Das ist für mich genauso bedeutend wie die Triumphe mit dem HSV. Das ist eine ganz große Ehre für mich und zeigt mir, dass ich in den 26 Jahren in Hamburg irgendetwas richtig gemacht haben muss. Der Preis wird in meiner Vitrine einen Ehrenplatz bekommen. Und mich immer an die schönste Zeit in meinem Leben erinnern.
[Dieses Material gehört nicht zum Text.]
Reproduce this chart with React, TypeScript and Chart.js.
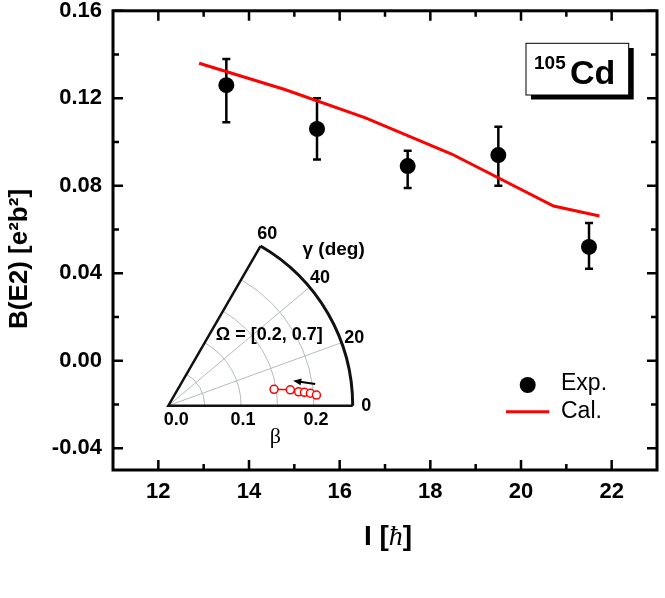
import { useEffect, useRef } from "react";
import { Chart, registerables } from "chart.js";

Chart.register(...registerables);

// experimental B(E2) values with error bars
const expSpin = [13.5, 15.5, 17.5, 19.5, 21.5];
const expBE2 = [0.126, 0.106, 0.089, 0.094, 0.052];
const expLow = [0.109, 0.092, 0.079, 0.08, 0.042];
const expHigh = [0.138, 0.12, 0.096, 0.107, 0.063];

// calculated curve
const calSpin = [12.9, 14.79, 16.57, 18.47, 20.72, 21.73];
const calBE2 = [0.136, 0.124, 0.111, 0.0945, 0.0707, 0.0662];

const xMajor = [12, 14, 16, 18, 20, 22];
const xMinor = [13, 15, 17, 19, 21];
const yMajor = [-0.04, 0, 0.04, 0.08, 0.12, 0.16];
const yMinor = [-0.02, 0.02, 0.06, 0.1, 0.14];

// inset: path in the beta-gamma plane
const pathBeta = [0.147, 0.169, 0.18, 0.188, 0.196, 0.204];
const pathGamma = [8.8, 7.4, 6.1, 5.6, 5.0, 4.1];
const arrowFrom = { beta: 0.204, gamma: 8.4 };
const arrowTo = { beta: 0.175, gamma: 11.3 };
const betaGrid = [0.05, 0.1, 0.15, 0.2];
const gammaGrid = [20, 40];
const betaTicks = [0, 0.1, 0.2];
const gammaTicks = [0, 20, 40, 60];
const betaMax = 0.2533;

const SANS = '"Liberation Sans", Arial, sans-serif';
const SERIF = '"Liberation Serif", "Times New Roman", serif';

const mainDecor = {
  id: "mainDecor",
  beforeDatasetsDraw(chart: any) {
    const { ctx } = chart;
    const x = chart.scales.x;
    const y = chart.scales.y;
    ctx.save();
    ctx.strokeStyle = "#000";
    ctx.lineWidth = 2.5;
    expSpin.forEach((s, i) => {
      const px = x.getPixelForValue(s);
      const top = y.getPixelForValue(expHigh[i]);
      const bot = y.getPixelForValue(expLow[i]);
      ctx.beginPath();
      ctx.moveTo(px, top);
      ctx.lineTo(px, bot);
      ctx.moveTo(px - 4, top);
      ctx.lineTo(px + 4, top);
      ctx.moveTo(px - 4, bot);
      ctx.lineTo(px + 4, bot);
      ctx.stroke();
    });
    ctx.restore();
  },
  afterDraw(chart: any) {
    const { ctx, chartArea: a } = chart;
    const x = chart.scales.x;
    const y = chart.scales.y;
    ctx.save();
    ctx.strokeStyle = "#000";

    // ticks (inward, all four sides)
    ctx.lineWidth = 2.5;
    const tick = (vals: number[], len: number) => {
      vals.forEach((v) => {
        const px = x.getPixelForValue(v);
        ctx.beginPath();
        ctx.moveTo(px, a.bottom);
        ctx.lineTo(px, a.bottom - len);
        ctx.moveTo(px, a.top);
        ctx.lineTo(px, a.top + len);
        ctx.stroke();
      });
    };
    const ytick = (vals: number[], len: number) => {
      vals.forEach((v) => {
        const py = y.getPixelForValue(v);
        ctx.beginPath();
        ctx.moveTo(a.left, py);
        ctx.lineTo(a.left + len, py);
        ctx.moveTo(a.right, py);
        ctx.lineTo(a.right - len, py);
        ctx.stroke();
      });
    };
    tick(xMajor, 10);
    tick(xMinor, 6);
    ytick(yMajor, 10);
    ytick(yMinor, 6);

    // frame
    ctx.lineWidth = 3;
    ctx.strokeRect(a.left, a.top, a.right - a.left, a.bottom - a.top);

    // nucleus label box with shadow
    ctx.fillStyle = "#000";
    ctx.fillRect(531, 48, 102.7, 51.5);
    ctx.fillStyle = "#fff";
    ctx.fillRect(526, 43.3, 102.7, 51.7);
    ctx.lineWidth = 1;
    ctx.strokeRect(526, 43.3, 102.7, 51.7);
    ctx.fillStyle = "#000";
    ctx.textBaseline = "alphabetic";
    ctx.textAlign = "left";
    ctx.font = `bold 19px ${SANS}`;
    ctx.fillText("105", 534, 68.5);
    ctx.font = `bold 34px ${SANS}`;
    ctx.fillText("Cd", 570, 83.5);

    // legend
    ctx.beginPath();
    ctx.arc(527.7, 385, 8, 0, Math.PI * 2);
    ctx.fill();
    ctx.strokeStyle = "#ff0000";
    ctx.lineWidth = 3;
    ctx.beginPath();
    ctx.moveTo(506, 411.7);
    ctx.lineTo(549.3, 411.7);
    ctx.stroke();
    ctx.font = `23px ${SANS}`;
    ctx.textBaseline = "middle";
    ctx.fillText("Exp.", 561, 384);
    ctx.fillText("Cal.", 561, 412);

    // y title
    ctx.save();
    ctx.translate(20, 259);
    ctx.rotate(-Math.PI / 2);
    ctx.textAlign = "center";
    ctx.font = `bold 26px ${SANS}`;
    ctx.fillText("B(E2) [e\u00b2b\u00b2]", 0, 0);
    ctx.restore();

    // x title: I [ħ]
    ctx.textBaseline = "alphabetic";
    const partA = "I [";
    const partB = "\u0127";
    const partC = "]";
    ctx.font = `bold 28px ${SANS}`;
    const wA = ctx.measureText(partA).width;
    const wC = ctx.measureText(partC).width;
    ctx.font = `italic 28px ${SERIF}`;
    const wB = ctx.measureText(partB).width;
    let cx = 388 - (wA + wB + wC) / 2;
    ctx.textAlign = "left";
    ctx.font = `bold 28px ${SANS}`;
    ctx.fillText(partA, cx, 545);
    cx += wA;
    ctx.font = `italic 28px ${SERIF}`;
    ctx.fillText(partB, cx, 545);
    cx += wB;
    ctx.font = `bold 28px ${SANS}`;
    ctx.fillText(partC, cx, 545);

    ctx.restore();
  },
};

const insetDecor = {
  id: "insetDecor",
  beforeDatasetsDraw(chart: any) {
    const { ctx } = chart;
    const x = chart.scales.x;
    const y = chart.scales.y;
    const ox = x.getPixelForValue(0);
    const oy = y.getPixelForValue(0);
    const toPx = (b: number, gDeg: number) => {
      const g = (gDeg * Math.PI) / 180;
      return [x.getPixelForValue(b * Math.cos(g)), y.getPixelForValue(b * Math.sin(g))];
    };
    const rad = (b: number) => x.getPixelForValue(b) - ox;
    ctx.save();

    // grid
    ctx.strokeStyle = "#b4bcbc";
    ctx.lineWidth = 1;
    betaGrid.forEach((b) => {
      ctx.beginPath();
      ctx.arc(ox, oy, rad(b), -Math.PI / 3, 0);
      ctx.stroke();
    });
    gammaGrid.forEach((g) => {
      const [px, py] = toPx(betaMax, g);
      ctx.beginPath();
      ctx.moveTo(ox, oy);
      ctx.lineTo(px, py);
      ctx.stroke();
    });

    // sector border
    ctx.strokeStyle = "#111";
    ctx.lineWidth = 2.5;
    const [ex, ey] = toPx(betaMax, 0);
    const [tx, ty] = toPx(betaMax, 60);
    ctx.beginPath();
    ctx.moveTo(ex, ey);
    ctx.lineTo(ox, oy);
    ctx.lineTo(tx, ty);
    ctx.stroke();
    ctx.lineWidth = 3;
    ctx.beginPath();
    ctx.arc(ox, oy, rad(betaMax), -Math.PI / 3, 0);
    ctx.stroke();

    // labels
    ctx.fillStyle = "#000";
    ctx.textAlign = "center";
    ctx.textBaseline = "middle";
    ctx.font = `bold 18px ${SANS}`;
    gammaTicks.forEach((g) => {
      const [px, py] = toPx(0.272, g);
      ctx.fillText(String(g), px, py);
    });
    betaTicks.forEach((b, i) => {
      ctx.fillText(b.toFixed(1), x.getPixelForValue(b) + (i === 0 ? 8 : 2), oy + 14);
    });
    ctx.fillText("\u03a9 = [0.2, 0.7]", ox + 101, oy - 71);
    const [gx, gy] = toPx(0.312, 43.3);
    ctx.font = `bold 19px ${SANS}`;
    ctx.fillText("\u03b3 (deg)", gx, gy);
    ctx.font = `22px ${SERIF}`;
    ctx.fillText("\u03b2", ox + 107, oy + 32);
    ctx.restore();
  },
  afterDatasetsDraw(chart: any) {
    const { ctx } = chart;
    const x = chart.scales.x;
    const y = chart.scales.y;
    const toPx = (b: number, gDeg: number) => {
      const g = (gDeg * Math.PI) / 180;
      return [x.getPixelForValue(b * Math.cos(g)), y.getPixelForValue(b * Math.sin(g))];
    };
    const [x0, y0] = toPx(arrowFrom.beta, arrowFrom.gamma);
    const [x1, y1] = toPx(arrowTo.beta, arrowTo.gamma);
    const ang = Math.atan2(y1 - y0, x1 - x0);
    ctx.save();
    ctx.strokeStyle = "#000";
    ctx.fillStyle = "#000";
    ctx.lineWidth = 2;
    ctx.beginPath();
    ctx.moveTo(x0, y0);
    ctx.lineTo(x1 - 5 * Math.cos(ang), y1 - 5 * Math.sin(ang));
    ctx.stroke();
    ctx.beginPath();
    ctx.moveTo(x1, y1);
    ctx.lineTo(x1 - 8 * Math.cos(ang) + 3.5 * Math.sin(ang), y1 - 8 * Math.sin(ang) - 3.5 * Math.cos(ang));
    ctx.lineTo(x1 - 8 * Math.cos(ang) - 3.5 * Math.sin(ang), y1 - 8 * Math.sin(ang) + 3.5 * Math.cos(ang));
    ctx.closePath();
    ctx.fill();
    ctx.restore();
  },
};

export default function App() {
  const mainRef = useRef<HTMLCanvasElement>(null);
  const insetRef = useRef<HTMLCanvasElement>(null);

  useEffect(() => {
    if (!mainRef.current || !insetRef.current) return;

    const main = new Chart(mainRef.current, {
      type: "scatter",
      data: {
        datasets: [
          {
            label: "Cal.",
            data: calSpin.map((s, i) => ({ x: s, y: calBE2[i] })),
            showLine: true,
            borderColor: "#ff0000",
            borderWidth: 3,
            pointRadius: 0,
            tension: 0,
          },
          {
            label: "Exp.",
            data: expSpin.map((s, i) => ({ x: s, y: expBE2[i] })),
            pointRadius: 8,
            pointBackgroundColor: "#000",
            pointBorderColor: "#000",
            pointBorderWidth: 0,
          },
        ],
      },
      options: {
        animation: false,
        responsive: true,
        maintainAspectRatio: false,
        events: [],
        layout: { padding: { top: 10.8, right: 2, left: 0, bottom: 0 } },
        plugins: { legend: { display: false }, tooltip: { enabled: false } },
        scales: {
          x: {
            type: "linear",
            position: "bottom",
            min: 11,
            max: 23,
            afterBuildTicks: (s: any) => {
              s.ticks = xMajor.map((v) => ({ value: v }));
            },
            afterFit: (s: any) => {
              s.height = 128;
              s.paddingLeft = 0;
              s.paddingRight = 0;
            },
            grid: { display: false, drawTicks: false },
            border: { display: false },
            ticks: {
              autoSkip: false,
              maxRotation: 0,
              padding: 9,
              color: "#000",
              font: { family: SANS, size: 22, weight: "bold" },
              callback: (v: any) => String(v),
            },
          },
          y: {
            type: "linear",
            position: "left",
            min: -0.05,
            max: 0.16,
            afterBuildTicks: (s: any) => {
              s.ticks = yMajor.map((v) => ({ value: v }));
            },
            afterFit: (s: any) => {
              s.width = 113;
              s.paddingTop = 0;
              s.paddingBottom = 0;
            },
            grid: { display: false, drawTicks: false },
            border: { display: false },
            ticks: {
              padding: 11,
              color: "#000",
              font: { family: SANS, size: 22, weight: "bold" },
              callback: (v: any) => Number(v).toFixed(2),
            },
          },
        },
      },
      plugins: [mainDecor],
    } as any);

    const inset = new Chart(insetRef.current, {
      type: "scatter",
      data: {
        datasets: [
          {
            data: pathBeta.map((b, i) => {
              const g = (pathGamma[i] * Math.PI) / 180;
              return { x: b * Math.cos(g), y: b * Math.sin(g) };
            }),
            showLine: true,
            borderColor: "#ff0000",
            borderWidth: 1.5,
            pointRadius: 4,
            pointBackgroundColor: "#fff",
            pointBorderColor: "#ff0000",
            pointBorderWidth: 1.5,
            clip: false,
          },
        ],
      },
      options: {
        animation: false,
        responsive: true,
        maintainAspectRatio: false,
        events: [],
        layout: { padding: { left: 28.3, top: 21.3, right: 47.3, bottom: 49.3 } },
        plugins: { legend: { display: false }, tooltip: { enabled: false } },
        scales: {
          x: { type: "linear", display: false, min: 0, max: betaMax },
          y: { type: "linear", display: false, min: 0, max: betaMax },
        },
      },
      plugins: [insetDecor],
    } as any);

    return () => {
      main.destroy();
      inset.destroy();
    };
  }, []);

  return (
    <div style={{ position: "absolute", left: 0, top: 0, width: 665, height: 598, background: "#fff" }}>
      <div style={{ position: "absolute", left: 0, top: 0, width: 665, height: 598 }}>
        <canvas ref={mainRef} />
      </div>
      <div style={{ position: "absolute", left: 140, top: 200, width: 260, height: 255, pointerEvents: "none" }}>
        <canvas ref={insetRef} />
      </div>
    </div>
  );
}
Wie sehr leiden Sie momentan?

Rieger:

Das ist schon nicht einfach. Aber ich bin und bleibe HSVer – das kannst du ja nicht einfach ablegen. Umso schwerer ist es gerade.

Was können die Fans tun?

Rieger:

Wenn man sieht, wie die Mannschaft im Augenblick auftritt, können einem die Fans wirklich leidtun. Es ist nicht leicht, HSV-Fan zu sein. Gewalt ist allerdings nie ein Mittel. Das geht überhaupt nicht. Und eines mag ich auch nicht besonders: wenn die Mannschaft schlecht spielt und die Fans singen „Außer Hermann könnt ihr alle gehen“. Das tut weh. Und es hilft vor allem den jungen Spielern überhaupt nicht. Gerade die Spieler, die nicht so viel Erfahrung haben, brauchen jetzt unsere ganze Unterstützung. Wir müssen ihnen helfen.

Wie schlimm wäre ein Abstieg des HSV?

Rieger:

Wir standen ja schon einmal ganz nahe am Abgrund. Das war 1997, als zwei Spieltage vor Abschluss der Saison Felix Magath als Trainer nach einem 0:4 gegen Köln entlassen wurde. Mit dem damaligen Trainer der Amateure, Ralf Scheer, schafften wir in den letzten beiden Spielen noch den Klassenerhalt. Ich kann mir einen HSV in der Zweiten Liga nicht vorstellen. Der Dino darf nicht sterben.